## Begin DATA SECTION

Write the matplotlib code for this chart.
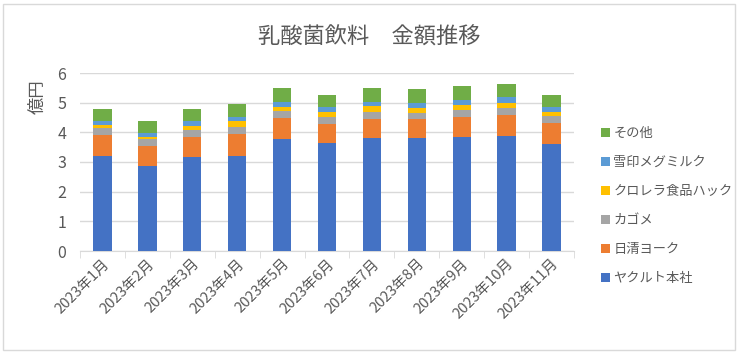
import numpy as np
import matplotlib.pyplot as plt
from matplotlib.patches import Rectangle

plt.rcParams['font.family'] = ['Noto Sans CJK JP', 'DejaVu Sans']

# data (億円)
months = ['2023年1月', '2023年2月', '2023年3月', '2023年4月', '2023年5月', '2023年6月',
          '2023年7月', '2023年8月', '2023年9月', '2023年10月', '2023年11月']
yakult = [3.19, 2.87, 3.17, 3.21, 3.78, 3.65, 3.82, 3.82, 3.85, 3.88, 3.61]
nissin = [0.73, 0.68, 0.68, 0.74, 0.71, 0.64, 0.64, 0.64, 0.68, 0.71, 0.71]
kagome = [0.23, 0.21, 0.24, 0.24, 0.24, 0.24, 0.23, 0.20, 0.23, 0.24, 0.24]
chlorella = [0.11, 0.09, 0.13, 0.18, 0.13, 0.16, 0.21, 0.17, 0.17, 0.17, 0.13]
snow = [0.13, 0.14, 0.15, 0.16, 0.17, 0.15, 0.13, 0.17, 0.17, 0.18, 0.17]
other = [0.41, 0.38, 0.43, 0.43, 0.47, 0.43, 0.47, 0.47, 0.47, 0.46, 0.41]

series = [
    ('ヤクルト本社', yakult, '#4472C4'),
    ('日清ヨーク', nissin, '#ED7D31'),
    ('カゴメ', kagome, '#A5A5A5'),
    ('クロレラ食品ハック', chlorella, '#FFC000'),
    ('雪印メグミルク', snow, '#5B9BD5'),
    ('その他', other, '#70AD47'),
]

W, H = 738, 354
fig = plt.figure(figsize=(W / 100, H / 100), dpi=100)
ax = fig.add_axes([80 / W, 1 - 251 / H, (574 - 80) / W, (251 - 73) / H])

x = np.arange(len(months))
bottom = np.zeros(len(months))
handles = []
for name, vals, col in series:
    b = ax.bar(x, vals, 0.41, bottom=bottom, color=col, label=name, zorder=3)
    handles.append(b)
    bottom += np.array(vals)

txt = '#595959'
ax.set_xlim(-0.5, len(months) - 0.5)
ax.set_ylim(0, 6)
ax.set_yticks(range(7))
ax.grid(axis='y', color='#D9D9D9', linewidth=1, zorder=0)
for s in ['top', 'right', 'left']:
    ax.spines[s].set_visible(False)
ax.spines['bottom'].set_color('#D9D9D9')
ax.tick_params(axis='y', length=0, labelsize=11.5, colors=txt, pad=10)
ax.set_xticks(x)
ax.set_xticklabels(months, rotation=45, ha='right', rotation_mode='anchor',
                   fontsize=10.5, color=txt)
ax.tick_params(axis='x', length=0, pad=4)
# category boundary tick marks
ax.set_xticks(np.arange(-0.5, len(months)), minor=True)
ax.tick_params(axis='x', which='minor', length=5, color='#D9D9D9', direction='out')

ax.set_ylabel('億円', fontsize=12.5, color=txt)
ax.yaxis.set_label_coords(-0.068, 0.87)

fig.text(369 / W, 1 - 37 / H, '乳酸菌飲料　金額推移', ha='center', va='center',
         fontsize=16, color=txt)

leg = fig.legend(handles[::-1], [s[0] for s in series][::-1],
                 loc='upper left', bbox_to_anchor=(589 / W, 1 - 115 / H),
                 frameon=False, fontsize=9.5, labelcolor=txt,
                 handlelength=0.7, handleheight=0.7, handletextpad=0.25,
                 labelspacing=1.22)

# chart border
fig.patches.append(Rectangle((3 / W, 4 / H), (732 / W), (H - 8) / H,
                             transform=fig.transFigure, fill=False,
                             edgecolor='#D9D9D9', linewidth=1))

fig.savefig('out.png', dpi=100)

## End DATA SECTION

Copy out the data above exactly, except the pictures.

CORRECT RESPONSE —
Write the matplotlib code for this chart.
import numpy as np
import matplotlib.pyplot as plt
from matplotlib.patches import Rectangle

plt.rcParams['font.family'] = ['Noto Sans CJK JP', 'DejaVu Sans']

# data (億円)
months = ['2023年1月', '2023年2月', '2023年3月', '2023年4月', '2023年5月', '2023年6月',
          '2023年7月', '2023年8月', '2023年9月', '2023年10月', '2023年11月']
yakult = [3.19, 2.87, 3.17, 3.21, 3.78, 3.65, 3.82, 3.82, 3.85, 3.88, 3.61]
nissin = [0.73, 0.68, 0.68, 0.74, 0.71, 0.64, 0.64, 0.64, 0.68, 0.71, 0.71]
kagome = [0.23, 0.21, 0.24, 0.24, 0.24, 0.24, 0.23, 0.20, 0.23, 0.24, 0.24]
chlorella = [0.11, 0.09, 0.13, 0.18, 0.13, 0.16, 0.21, 0.17, 0.17, 0.17, 0.13]
snow = [0.13, 0.14, 0.15, 0.16, 0.17, 0.15, 0.13, 0.17, 0.17, 0.18, 0.17]
other = [0.41, 0.38, 0.43, 0.43, 0.47, 0.43, 0.47, 0.47, 0.47, 0.46, 0.41]

series = [
    ('ヤクルト本社', yakult, '#4472C4'),
    ('日清ヨーク', nissin, '#ED7D31'),
    ('カゴメ', kagome, '#A5A5A5'),
    ('クロレラ食品ハック', chlorella, '#FFC000'),
    ('雪印メグミルク', snow, '#5B9BD5'),
    ('その他', other, '#70AD47'),
]

W, H = 738, 354
fig = plt.figure(figsize=(W / 100, H / 100), dpi=100)
ax = fig.add_axes([80 / W, 1 - 251 / H, (574 - 80) / W, (251 - 73) / H])

x = np.arange(len(months))
bottom = np.zeros(len(months))
handles = []
for name, vals, col in series:
    b = ax.bar(x, vals, 0.41, bottom=bottom, color=col, label=name, zorder=3)
    handles.append(b)
    bottom += np.array(vals)

txt = '#595959'
ax.set_xlim(-0.5, len(months) - 0.5)
ax.set_ylim(0, 6)
ax.set_yticks(range(7))
ax.grid(axis='y', color='#D9D9D9', linewidth=1, zorder=0)
for s in ['top', 'right', 'left']:
    ax.spines[s].set_visible(False)
ax.spines['bottom'].set_color('#D9D9D9')
ax.tick_params(axis='y', length=0, labelsize=11.5, colors=txt, pad=10)
ax.set_xticks(x)
ax.set_xticklabels(months, rotation=45, ha='right', rotation_mode='anchor',
                   fontsize=10.5, color=txt)
ax.tick_params(axis='x', length=0, pad=4)
# category boundary tick marks
ax.set_xticks(np.arange(-0.5, len(months)), minor=True)
ax.tick_params(axis='x', which='minor', length=5, color='#D9D9D9', direction='out')

ax.set_ylabel('億円', fontsize=12.5, color=txt)
ax.yaxis.set_label_coords(-0.068, 0.87)

fig.text(369 / W, 1 - 37 / H, '乳酸菌飲料　金額推移', ha='center', va='center',
         fontsize=16, color=txt)

leg = fig.legend(handles[::-1], [s[0] for s in series][::-1],
                 loc='upper left', bbox_to_anchor=(589 / W, 1 - 115 / H),
                 frameon=False, fontsize=9.5, labelcolor=txt,
                 handlelength=0.7, handleheight=0.7, handletextpad=0.25,
                 labelspacing=1.22)

# chart border
fig.patches.append(Rectangle((3 / W, 4 / H), (732 / W), (H - 8) / H,
                             transform=fig.transFigure, fill=False,
                             edgecolor='#D9D9D9', linewidth=1))

fig.savefig('out.png', dpi=100)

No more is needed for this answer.